Watch... How effortlessly I rock this outfit and spell-casting pose.

Gnomes and Dwarves have the following abilities in common:
  • Bonus to saves vs magic equal to 1 per 3.5 of CON. So CON 14 gives you a whopping +4 to saves vs magical effects. Whoa.
  • trouble using magical items - 20% chance of failure to use any magical item not  specifically suited to the character's class.
  • Infravision
  • +1 to hit goblins (Dwarves also apply that to orcs and hobgoblins and gnomes also to kobolds)
  • -4 Penalty for various giant-sized creatures to hit them
  • Proper underground perception abilities for detecting things such as grade/slope and depth underground. They have a few shared and a few different ones, which is nice.

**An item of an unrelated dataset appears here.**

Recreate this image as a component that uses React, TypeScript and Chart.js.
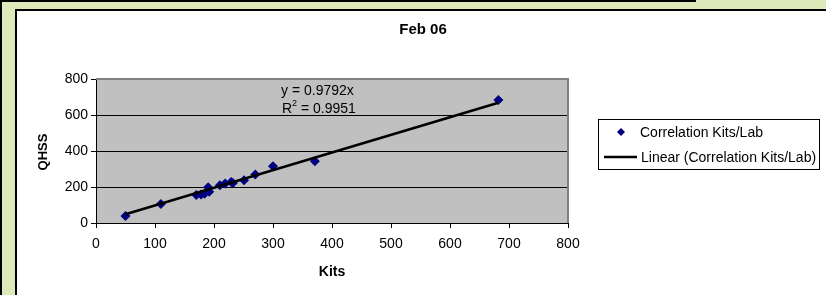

Overall, it paints a picture of gnomes essentially being fae dwarves, especially in the light of gnomes affinity with illusion. I can go with that and begin to wonder whether the ur-species of the two was originally fae or became that later.

That's all for races. Next up, the GOOD stuff. Classes!


  1. Thanks for these AD&D articles. I'm currently on a 2nd Edition nostalgia kick and it's great to get someone else's perspective on the game.

  2. 2nd edition is my Old School. Good to know more voices on that.

  3. I couldn't have said it better myself. The power of saying 'no' to the players is as strong as the power of saying 'yes'.

  4. "The requirements [...] limit your character, both mechanically and narratively."
    First edition: Yes, especially female characters.